There's no such thing as raspberry eo, so if you find it somewhere, don't waste your money.


----------



## 2lilboots (Jan 3, 2013)

Thanks!  I was wondering why it was difficult to find.


----------



## thefarmerdaughter (Jan 3, 2013)

That does sound like an awasome FO combo.


----------



## lizflowers42 (Jan 3, 2013)

The only fruits that you can find essential oil from are in the citrus family!


----------



## Genny (Jan 3, 2013)

I just remembered seeing a raspberry ketone aroma chemical at NDA.  It's soluble in oil.
I have no idea if the scent survives saponification though.  Just thought I'd throw it out there in case you want to experiment.


----------



## 2lilboots (Jan 3, 2013)

thefarmerdaughter said:


> That does sound like an awasome FO combo.


 
You throw some chocolate FO in there as well and it is just heavenly!


----------



## 2lilboots (Jan 3, 2013)

Genny said:


> I just remembered seeing a raspberry ketone aroma chemical at NDA.  It's soluble in oil.
> I have no idea if the scent survives saponification though.  Just thought I'd throw it out there in case you want to experiment.


 

I am all about experimenting so thanks for the info!


----------



## walkinwounded (Jan 26, 2013)

Somewhere along my life I remember reading something about the Concentrate Juice Industry and how they distill fruit similar to the EO process, and some of the by product is like EO hydrosol called fruit essence, maybe this is what your thinking, and supposedly it is very fragerant??? I believe LotionCrafter sells this stuff similar to Extracts and their use


----------



## paillo (Jan 26, 2013)

walkinwounded said:


> Somewhere along my life I remember reading something about the Concentrate Juice Industry and how they distill fruit similar to the EO process, and some of the by product is like EO hydrosol called fruit essence, maybe this is what your thinking, and supposedly it is very fragerant??? I believe LotionCrafter sells this stuff similar to Extracts and their use



These are lovely in lotions and serums,  but the fragrance will not survive the lye monster.


----------



## walkinwounded (Jan 31, 2013)

Holy crabfish. I actually came across something, somebody is calling rasberry absolute!!!!!!!!!!

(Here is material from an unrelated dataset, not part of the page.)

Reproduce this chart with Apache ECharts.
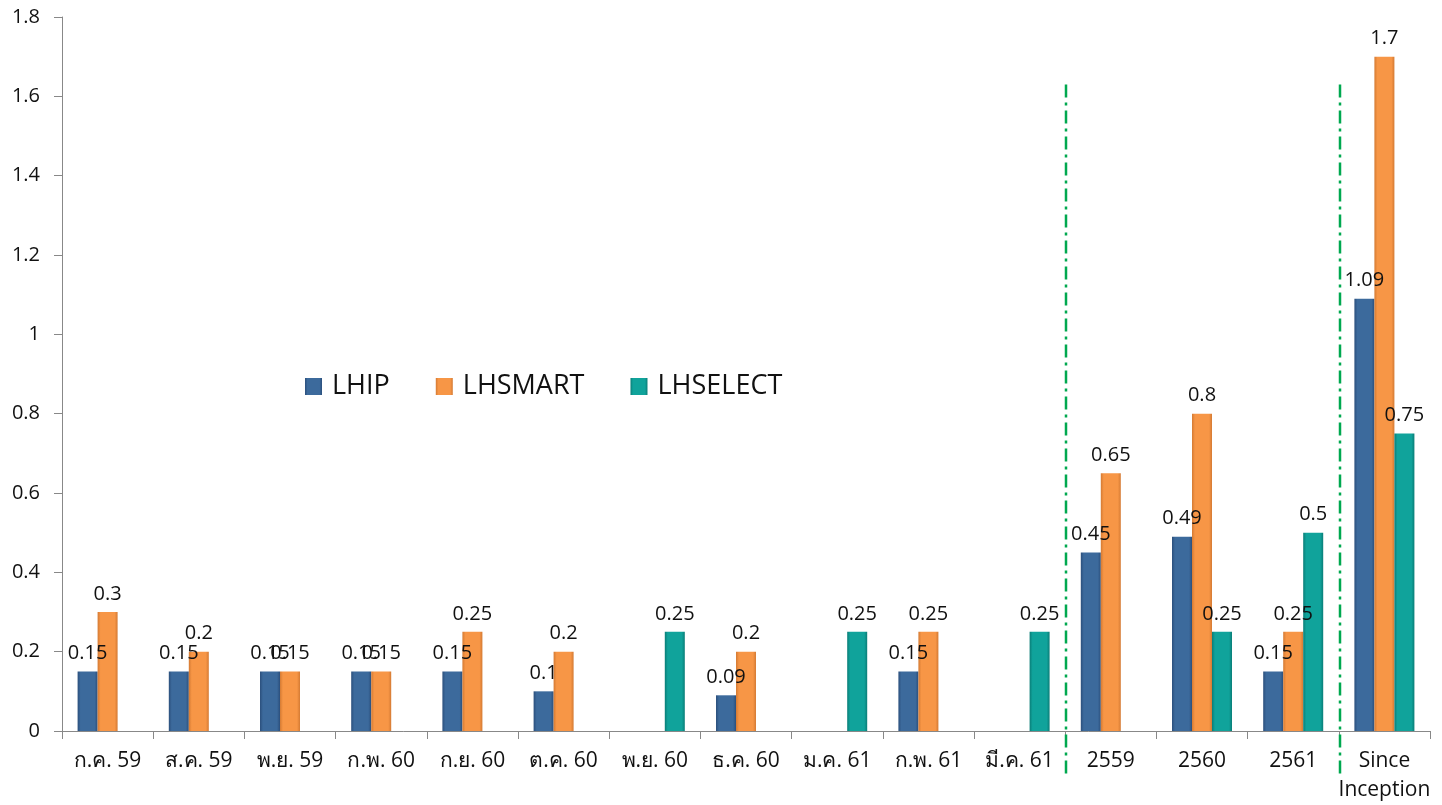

http://www.whitelotusaromatics.com/...-absolute-30-in-undenatured-perfumers-alcohol


----------



## Genny (Jan 31, 2013)

walkinwounded said:


> Holy crabfish. I actually came across something, somebody is calling rasberry absolute!!!!!!!!!!
> 
> http://www.whitelotusaromatics.com/...-absolute-30-in-undenatured-perfumers-alcohol




Actually it's from the leaf, not the fruit themselves.  Although I'm not sure how that's going to smell.  The leaves on our raspberry bushes don't smell that much different form any other leaf. :Kitten Love:


----------



## walkinwounded (Feb 1, 2013)

Mmmmmmmmmmmmmm, leaf smell,lol. I'll just role around in the grass.


----------



## Genny (Feb 1, 2013)

walkinwounded said:


> Mmmmmmmmmmmmmm, leaf smell,lol. I'll just role around in the grass.



Which oddly enough is another very popular scent. 
 Although I wouldn't pay $40 an oz for it.


----------